Images taken July 21 by a submersible robot that was remotely controlled to a position directly under the pressure vessel of the No. 3 reactor showed what appeared to be fuel debris that had melted through the vessel and later solidified, hanging like an icicle from the bottom of the pressure vessel.

Another pile of solidified material had also accumulated like lava on a structure below the vessel. The material was orange and gray.

The images provided the first confirmation of sizable amounts of solidified material although robots have been sent into three reactors at the No. 1 plant. In other "expeditions," high radiation levels crippled the robot activity and prevented further study.

Operator Tokyo Electric Power Co. said the manner in which the solidified material was found within the No. 3 reactor suggested the material is fuel debris.

"It clearly appears to be something that solidified after melting out of the pressure vessel," said one official. "We believe the material emerged after nuclear fuel mixed with structural matter within the pressure vessel."

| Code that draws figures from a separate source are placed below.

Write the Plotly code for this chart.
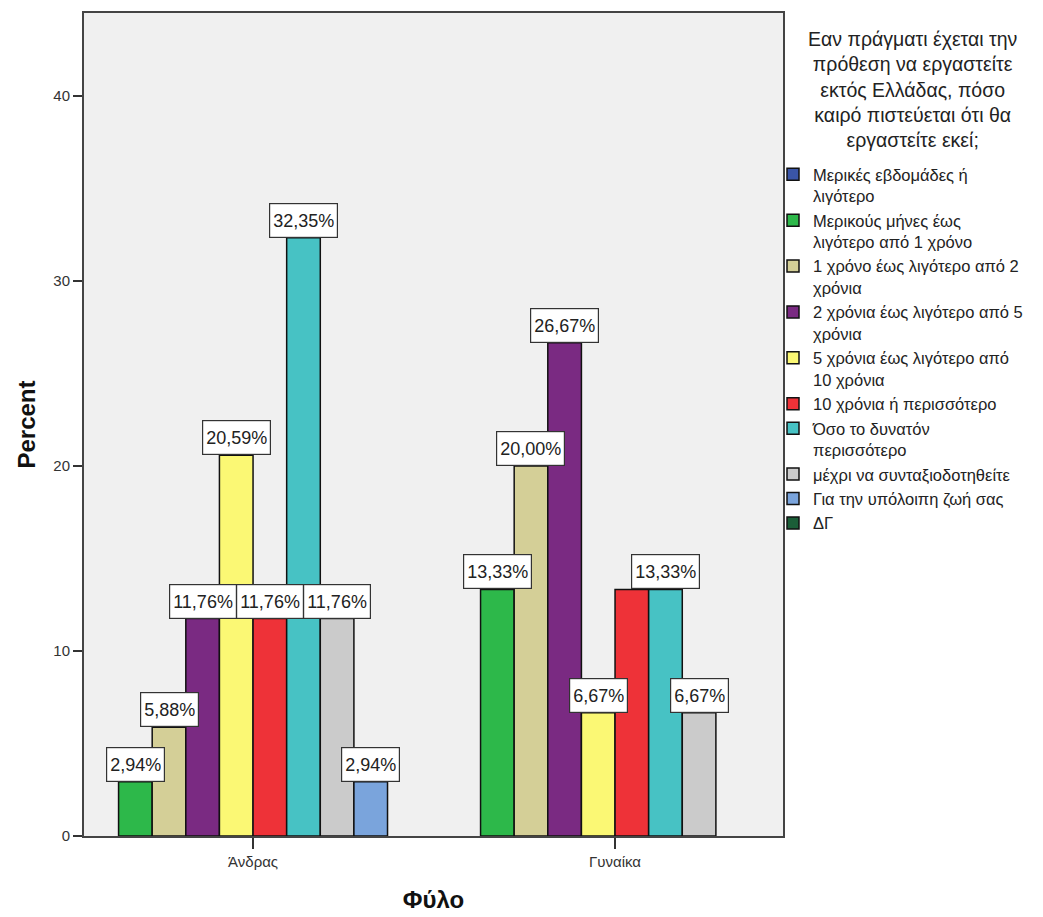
import plotly.graph_objects as go

# ---- data ----
groups = ["Άνδρας", "Γυναίκα"]
categories = [
    "Μερικές εβδομάδες ή<br>λιγότερο",
    "Μερικούς μήνες έως<br>λιγότερο από 1 χρόνο",
    "1 χρόνο έως λιγότερο από 2<br>χρόνια",
    "2 χρόνια έως λιγότερο από 5<br>χρόνια",
    "5 χρόνια έως λιγότερο από<br>10 χρόνια",
    "10 χρόνια ή περισσότερο",
    "Όσο το δυνατόν<br>περισσότερο",
    "μέχρι να συνταξιοδοτηθείτε",
    "Για την υπόλοιπη ζωή σας",
    "ΔΓ",
]
male = [0, 2.94, 5.88, 11.76, 20.59, 11.76, 32.35, 11.76, 2.94, 0]
female = [0, 13.33, 20.00, 26.67, 6.67, 13.33, 13.33, 6.67, 0, 0]
colors = ["#3a55a8", "#2db84a", "#d4cf97", "#7a2a82", "#fbf874",
          "#ee3238", "#47c2c4", "#cbcbcb", "#7aa4dc", "#1b5e38"]
legend_title = ("Εαν πράγματι έχεται την<br>πρόθεση να εργαστείτε<br>"
                "εκτός Ελλάδας, πόσο<br>καιρό πιστεύεται ότι θα<br>εργαστείτε εκεί;")

FONT = "Liberation Sans, Arial, sans-serif"
W, H = 1043, 917
ML, MR, MT, MB = 76, 268, 5, 89
PW, PH = W - ML - MR, H - MT - MB
bargap = 0.257

fig = go.Figure()

# categories with at least one non-zero value occupy a slot in each cluster
shown = [i for i in range(len(categories)) if male[i] > 0 or female[i] > 0]
n_slots = len(shown)
slot_w = (1 - bargap) / n_slots

labels = []  # (x, value)
for i, cat in enumerate(categories):
    vals = [male[i], female[i]]
    yv = [v if v > 0 else None for v in vals]
    on_main = i in shown
    fig.add_trace(go.Bar(
        x=[0, 1], y=yv, name=cat,
        marker=dict(color=colors[i], line=dict(color="#111111", width=1.5)),
        xaxis="x" if on_main else "x2", yaxis="y",
    ))
    if on_main:
        s = shown.index(i)
        for g, v in enumerate(vals):
            if v > 0:
                xpos = g + (s - (n_slots - 1) / 2) * slot_w
                # a later label that collides with an earlier one at the same height replaces it
                labels = [(lx, lv) for (lx, lv) in labels
                          if not (lv == v and abs(lx - xpos) < 1.5 * slot_w)]
                labels.append((xpos, v))

annotations = []
for lx, lv in labels:
    annotations.append(dict(
        x=lx, y=lv, xref="x", yref="y", xanchor="center", yanchor="bottom",
        text=f"{lv:.2f}%".replace(".", ","), showarrow=False,
        font=dict(family=FONT, size=18, color="#222222"),
        bgcolor="white", bordercolor="#333333", borderwidth=1.2, borderpad=3,
        height=27,
    ))

# legend title (centred block above the legend items)
title_cx, title_cy = 904, 82
annotations.append(dict(
    x=(title_cx - ML) / PW, y=(H - MB - title_cy) / PH, xref="paper", yref="paper",
    xanchor="center", yanchor="middle", align="center", text=legend_title,
    showarrow=False, font=dict(family=FONT, size=19.5, color="#222222"),
))

fig.update_layout(
    width=W, height=H,
    margin=dict(l=ML, r=MR, t=MT, b=MB, autoexpand=False),
    paper_bgcolor="white", plot_bgcolor="#f0f0f0",
    barmode="group", bargap=bargap, bargroupgap=0,
    font=dict(family=FONT, size=15, color="#333333"),
    showlegend=True,
    legend=dict(
        xref="container", yref="container", x=765 / W, y=1 - 149 / H,
        xanchor="left", yanchor="top",
        font=dict(family=FONT, size=16.5, color="#222222"),
        valign="top", tracegroupgap=0, itemclick=False,
        bgcolor="rgba(0,0,0,0)", maxheight=880,
    ),
    xaxis=dict(
        range=[-0.467, 1.464], tickvals=[0, 1], ticktext=groups,
        ticks="outside", ticklen=11, tickwidth=1.5, tickcolor="#333333",
        showline=True, linecolor="#444444", linewidth=2, mirror=True,
        showgrid=False, zeroline=False,
        tickfont=dict(family=FONT, size=15, color="#333333"),
        title=dict(text="<b>Φύλο</b>", standoff=22,
                   font=dict(family=FONT, size=24, color="#111111")),
    ),
    xaxis2=dict(overlaying="x", range=[-0.467, 1.464], visible=False),
    yaxis=dict(
        range=[0, 44.5], dtick=10, tick0=0,
        ticks="outside", ticklen=9, tickwidth=1.5, tickcolor="#333333",
        showline=True, linecolor="#444444", linewidth=2, mirror=True,
        showgrid=False, zeroline=False,
        tickfont=dict(family=FONT, size=15, color="#333333"),
        title=dict(text="<b>Percent</b>", standoff=11,
                   font=dict(family=FONT, size=24, color="#111111")),
    ),
    annotations=annotations,
)

fig.write_html("out.html")
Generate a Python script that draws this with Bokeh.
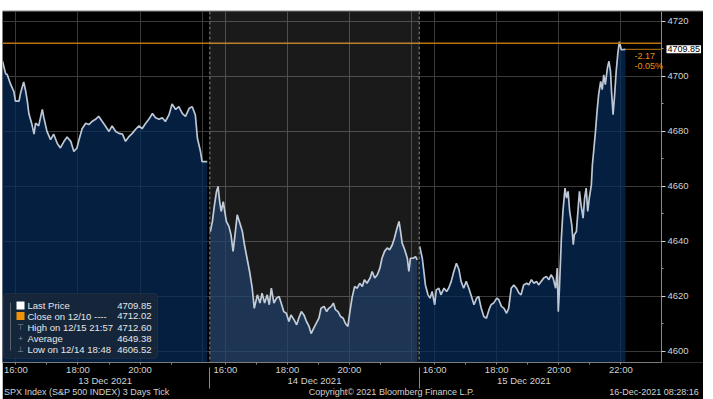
from bokeh.plotting import figure
from bokeh.models import Range1d, FixedTicker, Span, BoxAnnotation, Label, ColumnDataSource, LinearAxis
from bokeh.embed import file_html
from bokeh.resources import INLINE

# ---------------- data ----------------
OPEN_TIME = "15:30"          # session start (chart time zone)
SESSION_MIN = 405            # 15:30 - 22:15 per day on the axis
DATES = ["13 Dec 2021", "14 Dec 2021", "15 Dec 2021"]

times1 = ["15:34","15:40","15:43","15:50","15:56","15:59","16:06","16:09","16:15","16:19","16:22","16:25",
          "16:31","16:35","16:38","16:44","16:51","16:54","17:00","17:07","17:13","17:20","17:26","17:33",
          "17:39","17:46","17:52","17:58","18:02","18:08","18:15","18:21","18:27","18:34","18:40","18:47",
          "18:53","19:00","19:06","19:13","19:19","19:26","19:32","19:38","19:45","19:51","19:58","20:04",
          "20:11","20:17","20:24","20:30","20:37","20:43","20:49","20:56","21:02","21:09","21:15","21:22",
          "21:28","21:35","21:41","21:47","21:51","21:57","22:00","22:10"]
prices1 = [4705.5, 4701.0, 4700.7, 4697.0, 4694.5, 4691.0, 4691.0, 4694.0, 4698.0, 4694.5, 4691.0, 4686.5,
           4682.5, 4679.0, 4683.0, 4682.0, 4688.0, 4685.0, 4680.0, 4677.0, 4679.0, 4675.6, 4674.0, 4676.4,
           4678.0, 4676.4, 4672.7, 4674.0, 4677.0, 4681.0, 4683.0, 4682.5, 4683.6, 4684.4, 4685.5, 4683.6,
           4682.0, 4680.0, 4682.0, 4680.0, 4679.3, 4679.0, 4676.4, 4678.0, 4679.3, 4680.7, 4682.0, 4681.0,
           4683.0, 4684.4, 4686.5, 4685.0, 4684.4, 4685.0, 4683.6, 4686.0, 4690.0, 4688.0, 4689.0, 4686.5,
           4685.5, 4688.4, 4689.0, 4686.0, 4677.5, 4672.7, 4669.0, 4669.0]

times2 = ["15:31","15:35","15:39","15:43","15:46","15:49","15:52","15:56","15:58",
          "16:02","16:07","16:11","16:15","16:18","16:23","16:28","16:33","16:37","16:42","16:47","16:52","16:56",
          "17:02","17:07","17:11","17:16","17:21","17:25","17:29","17:34","17:39","17:44","17:48","17:53","17:58",
          "18:03","18:07","18:13","18:18","18:22","18:27","18:32","18:37","18:42","18:46","18:51","18:56",
          "19:01","19:05","19:11","19:16","19:20","19:25","19:29","19:33","19:38","19:43","19:48","19:52","19:57",
          "20:01","20:05","20:10","20:15","20:20","20:25","20:29","20:34","20:40","20:44","20:49","20:54","20:59",
          "21:03","21:08","21:13","21:18","21:23","21:27","21:32","21:36","21:39","21:42","21:47","21:52","21:55","21:58",
          "22:03","22:08","22:11"]
prices2 = [4643.6, 4647.3, 4653.3, 4658.2, 4660.0, 4654.5, 4650.9, 4654.5, 4652.0,
           4647.3, 4645.5, 4642.4, 4636.4, 4641.2, 4649.7, 4646.7, 4643.6, 4638.8, 4633.9, 4629.0, 4623.0, 4615.7,
           4620.6, 4617.6, 4621.2, 4617.6, 4620.6, 4617.0, 4623.0, 4617.6, 4619.4, 4620.0, 4617.6, 4614.5, 4613.9,
           4610.9, 4613.3, 4611.5, 4609.7, 4612.1, 4614.5, 4613.3, 4610.9, 4609.1, 4606.5, 4608.5, 4610.3,
           4612.1, 4615.7, 4616.4, 4614.5, 4615.7, 4616.4, 4617.6, 4615.2, 4614.5, 4612.7, 4612.1, 4610.3, 4609.1,
           4614.5, 4619.4, 4623.6, 4623.0, 4624.8, 4623.6, 4626.1, 4624.8, 4626.7, 4629.1, 4626.7, 4627.9, 4630.3,
           4633.9, 4636.4, 4637.6, 4637.0, 4638.8, 4641.2, 4644.8, 4647.3, 4643.6, 4639.4, 4637.0, 4633.9, 4629.1, 4633.9,
           4633.9, 4634.5, 4633.3]

times3 = ["15:31","15:36","15:39","15:42","15:47","15:51","15:55",
          "16:00","16:03","16:08","16:12","16:18","16:23","16:27","16:32","16:37","16:42","16:47","16:51","16:56",
          "17:01","17:06","17:10","17:16","17:21","17:25","17:30","17:35","17:40","17:45","17:49","17:54",
          "18:00","18:04","18:09","18:14","18:19","18:23","18:28","18:33","18:38","18:43","18:47","18:52","18:58",
          "19:02","19:07","19:12","19:17","19:21","19:26","19:31","19:36","19:41","19:45","19:49","19:54","19:57","19:59",
          "20:01","20:05","20:08","20:12","20:15","20:18","20:21","20:25","20:28","20:30","20:34","20:37","20:40",
          "20:43","20:47","20:50","20:53","20:56","20:59",
          "21:03","21:05","21:08","21:11","21:14","21:17","21:21","21:24","21:27","21:30","21:34","21:37","21:40",
          "21:42","21:45","21:48","21:51","21:54","21:57",
          "22:01","22:09"]
prices3 = [4638.2, 4633.9, 4629.1, 4624.2, 4620.6, 4619.4, 4621.8,
           4617.0, 4622.4, 4623.0, 4620.6, 4623.0, 4621.8, 4623.0, 4625.5, 4629.1, 4632.1, 4629.7, 4625.5, 4623.0,
           4625.5, 4623.0, 4620.6, 4617.0, 4619.4, 4620.0, 4615.7, 4612.7, 4612.1, 4615.2, 4617.0, 4617.6,
           4619.4, 4618.8, 4616.4, 4615.7, 4613.9, 4615.7, 4623.0, 4624.2, 4623.0, 4621.2, 4620.6, 4624.2, 4624.8,
           4624.2, 4626.1, 4624.8, 4625.5, 4624.2, 4625.5, 4626.7, 4627.3, 4626.1, 4627.9, 4626.7, 4623.0, 4630.3, 4614.5,
           4621.8, 4641.2, 4650.9, 4659.4, 4655.8, 4658.2, 4650.9, 4646.1, 4638.8, 4642.4, 4643.6, 4650.9, 4658.2,
           4653.3, 4648.5, 4655.8, 4659.4, 4650.9, 4655.8,
           4660.6, 4667.9, 4673.9, 4680.0, 4687.3, 4693.3, 4698.2, 4695.2, 4700.6, 4697.0, 4703.0, 4705.5, 4701.8,
           4694.5, 4686.1, 4693.3, 4701.8, 4707.9, 4712.6,
           4709.7, 4709.85]

SESSIONS = [(times1, prices1), (times2, prices2), (times3, prices3)]

GRID_HOURS = ["16:00", "18:00", "20:00", "22:00"]
MINOR_HOURS = ["17:00", "19:00", "21:00"]
LABEL_HOURS = [["16:00", "18:00", "20:00"], ["16:00", "18:00", "20:00"], ["16:00", "18:00", "20:00", "22:00"]]

Y_TICKS = [4600, 4620, 4640, 4660, 4680, 4700, 4720]
Y_MINOR = [4610, 4630, 4650, 4670, 4690, 4710]

PREV_CLOSE = 4712.02
LAST_PRICE = 4709.85
CHANGE_TEXT = ["-2.17", "-0.05%"]

LEGEND_NAMES = ["Last Price", "Close on 12/10 ----", "High on 12/15 21:57", "Average", "Low on 12/14 18:48"]
LEGEND_VALUES = ["4709.85", "4712.02", "4712.60", "4649.38", "4606.52"]
LEGEND_ICONS = ["", "", "\u22a4", "+", "\u22a5"]

FOOTER_TEXTS = ["SPX Index (S&P 500 INDEX) 3 Days  Tick", "Copyright\u00a9 2021 Bloomberg Finance L.P.",
                "16-Dec-2021 08:28:16"]

# ---------------- layout constants ----------------
FRAME_W, FRAME_H = 701, 351       # frame spans the whole figure width; price axis is fixed inside
PX_PER_MIN = 0.517
X_START = 4
X_AXIS = X_START + 659 / PX_PER_MIN      # where the price axis sits
X_END = X_START + FRAME_W / PX_PER_MIN
Y_START, Y_END = 4596, 4723.6
FOOTER_CENTER_PX = [85.5, 389, 651.5]    # footer text centres, px from frame left

FONT = "Liberation Sans"
TXT = "#d2d2d2"
GRIDC = "#3a3a3a"


def to_min(hhmm):
    h, m = hhmm.split(":")
    return int(h) * 60 + int(m)


def tpos(s, hhmm):
    return s * SESSION_MIN + to_min(hhmm) - to_min(OPEN_TIME)


# ---------------- figure ----------------
p = figure(frame_width=FRAME_W, frame_height=FRAME_H, x_range=Range1d(X_START, X_END),
           y_range=Range1d(Y_START, Y_END),
           y_axis_location="right", output_backend="svg", toolbar_location=None,
           min_border_left=0, min_border_right=0, min_border_top=1, min_border_bottom=0,
           background_fill_color="black", border_fill_color="black",
           outline_line_color=None,
           styles={"margin-left": "2px", "margin-top": "10px"})

# grid
p.xgrid.ticker = FixedTicker(ticks=[tpos(s, h) for s in range(3) for h in GRID_HOURS])
p.xgrid.grid_line_color = GRIDC
p.ygrid.grid_line_color = GRIDC

# hide grid right of the price axis
p.add_layout(BoxAnnotation(left=X_AXIS, fill_color="black", fill_alpha=1, line_alpha=0, level="underlay"))

# x axis (hour labels)
major = [tpos(s, h) for s in range(3) for h in LABEL_HOURS[s]]
minor = [tpos(s, h) for s in range(3) for h in MINOR_HOURS]
xa = p.xaxis[0]
xa.ticker = FixedTicker(ticks=major, minor_ticks=minor)
xa.major_label_overrides = {tpos(s, h): h for s in range(3) for h in LABEL_HOURS[s]}
xa.bounds = (X_START, X_AXIS)
xa.axis_line_color = "#7c7c7c"
xa.major_tick_out = 2
xa.major_tick_in = 0
xa.minor_tick_out = 2
xa.minor_tick_in = 0
xa.major_tick_line_color = "#8a8a8a"
xa.minor_tick_line_color = "#8a8a8a"
xa.major_label_standoff = -1
xa.major_label_text_font = FONT
xa.major_label_text_font_size = "9.5px"
xa.major_label_text_color = TXT

# date axis (second row)
date_pos = [s * SESSION_MIN + SESSION_MIN / 2 for s in range(3)]
sep_pos = [s * SESSION_MIN for s in (1, 2)]
da = LinearAxis(ticker=FixedTicker(ticks=date_pos, minor_ticks=[]),
                major_label_overrides={d: t for d, t in zip(date_pos, DATES)},
                axis_line_color=None, major_tick_line_color=None, minor_tick_line_color=None,
                major_tick_in=0, major_tick_out=0, minor_tick_in=0, minor_tick_out=0,
                major_label_standoff=-3, major_label_text_font=FONT, major_label_text_font_size="9.5px",
                major_label_text_color=TXT)
p.add_layout(da, "below")

# footer row; the session separators run up through the axis rows as its minor ticks
foot_pos = [round(X_START + px / PX_PER_MIN, 1) for px in FOOTER_CENTER_PX]
fa = LinearAxis(ticker=FixedTicker(ticks=foot_pos, minor_ticks=sep_pos),
                major_label_overrides={f: t for f, t in zip(foot_pos, FOOTER_TEXTS)},
                axis_line_color=None, major_tick_line_color=None, minor_tick_line_color="#8a8a8a",
                major_tick_in=0, major_tick_out=0, minor_tick_in=21, minor_tick_out=0,
                major_label_standoff=-2, major_label_text_font=FONT, major_label_text_font_size="9px",
                major_label_text_color=TXT)
p.add_layout(fa, "below")

# y axis (right, fixed inside the frame)
ya = p.yaxis[0]
ya.fixed_location = X_AXIS
ya.ticker = FixedTicker(ticks=Y_TICKS, minor_ticks=Y_MINOR)
ya.axis_line_color = "#8a8a8a"
ya.major_tick_out = 4
ya.major_tick_in = 0
ya.minor_tick_out = 2
ya.minor_tick_in = 0
ya.major_tick_line_color = "#d0d0d0"
ya.minor_tick_line_color = "#9a9a9a"
ya.major_label_standoff = 2
ya.major_label_text_font = FONT
ya.major_label_text_font_size = "9.5px"
ya.major_label_text_color = TXT

# top edge
p.add_layout(Span(location=Y_END, dimension="width", line_color="#555555", line_width=1))

# price area + line per session
for s, (tt, pp) in enumerate(SESSIONS):
    src = ColumnDataSource(dict(x=[tpos(s, t) for t in tt], y=pp))
    p.varea(x="x", y1=Y_START, y2="y", source=src, fill_color="#062b59", fill_alpha=0.72)
    p.line(x="x", y="y", source=src, line_color="#bcc6d4", line_width=1.7)

# session 2 lighter band
p.add_layout(BoxAnnotation(left=SESSION_MIN, right=2 * SESSION_MIN, fill_color="white", fill_alpha=0.1,
                           line_alpha=0))

# session separators
for loc in sep_pos:
    p.add_layout(Span(location=loc, dimension="height", line_color="#8a8a8a", line_dash="3 2", line_width=1))

# previous close line (to the price axis)
p.segment(x0=[X_START], y0=[PREV_CLOSE], x1=[X_AXIS], y1=[PREV_CLOSE], line_color="#b8730e", line_width=1.5)

# last price marker line
last_t = tpos(2, times3[-1])
p.segment(x0=[last_t], y0=[LAST_PRICE], x1=[X_AXIS], y1=[LAST_PRICE], line_color="#c07a10", line_width=1)

# last price label on axis, change texts under it
p.add_layout(Label(x=X_AXIS, y=LAST_PRICE, x_offset=5, text=f"{LAST_PRICE:.2f}",
                   text_baseline="middle", text_font=FONT, text_font_size="9px", text_color="black",
                   background_fill_color="white", background_fill_alpha=1, padding=1))
for i, t in enumerate(CHANGE_TEXT):
    p.add_layout(Label(x=X_AXIS, y=LAST_PRICE, x_offset=-27, y_offset=-7 - 10 * i, text=t,
                       text_baseline="middle", text_font=FONT, text_font_size="9px", text_color="#e8920c"))

# legend box
scr = dict(left_units="screen", right_units="screen", top_units="screen", bottom_units="screen")
p.add_layout(BoxAnnotation(left=1, right=155, top=69, bottom=4, fill_color="#17263a", fill_alpha=0.9,
                           line_color="#3a4a5e", line_width=1, border_radius=3, **scr))
p.add_layout(BoxAnnotation(left=7.5, right=8.5, top=60, bottom=12, fill_color="#5a6470", fill_alpha=1,
                           line_alpha=0, **scr))
p.add_layout(BoxAnnotation(left=14, right=22, top=61, bottom=53, fill_color="white", fill_alpha=1,
                           line_alpha=0, **scr))
p.add_layout(BoxAnnotation(left=14, right=22, top=50.5, bottom=42.5, fill_color="#f0920a", fill_alpha=1,
                           line_alpha=0, **scr))
row_y = [57, 46.5, 35, 24, 13]
for i, (name, val, icon) in enumerate(zip(LEGEND_NAMES, LEGEND_VALUES, LEGEND_ICONS)):
    p.add_layout(Label(x=25, x_units="screen", y=row_y[i], y_units="screen", text=name, text_baseline="middle",
                       text_font=FONT, text_font_size="9.5px", text_color="#e6e6e6"))
    p.add_layout(Label(x=149, x_units="screen", y=row_y[i], y_units="screen", text=val, text_baseline="middle",
                       text_align="right", text_font=FONT, text_font_size="9.5px", text_color="#e6e6e6"))
    if icon:
        p.add_layout(Label(x=18, x_units="screen", y=row_y[i], y_units="screen", text=icon,
                           text_baseline="middle", text_align="center", text_font=FONT,
                           text_font_size="8px", text_color="#8a96a6"))

open("out.html", "w").write(file_html(p, INLINE))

Past analysis of the No. 3 reactor led to the assumption that almost all the nuclear fuel had dropped through the pressure vessel after burning a hole in the bottom and dripping down. The latest robot survey confirms that is what likely happened.

TEPCO officials plan to deploy the submersible robot July 22 to an even greater depth within the containment vessel that holds the pressure vessel. It aims to ascertain the amount of fuel debris that has spread at the bottom of the containment vessel.

Images taken by the robot over the two days of study will be analyzed, along with other data, to gain a firmer understanding of what the material is.

That could prove important in deciding how to proceed with decommissioning.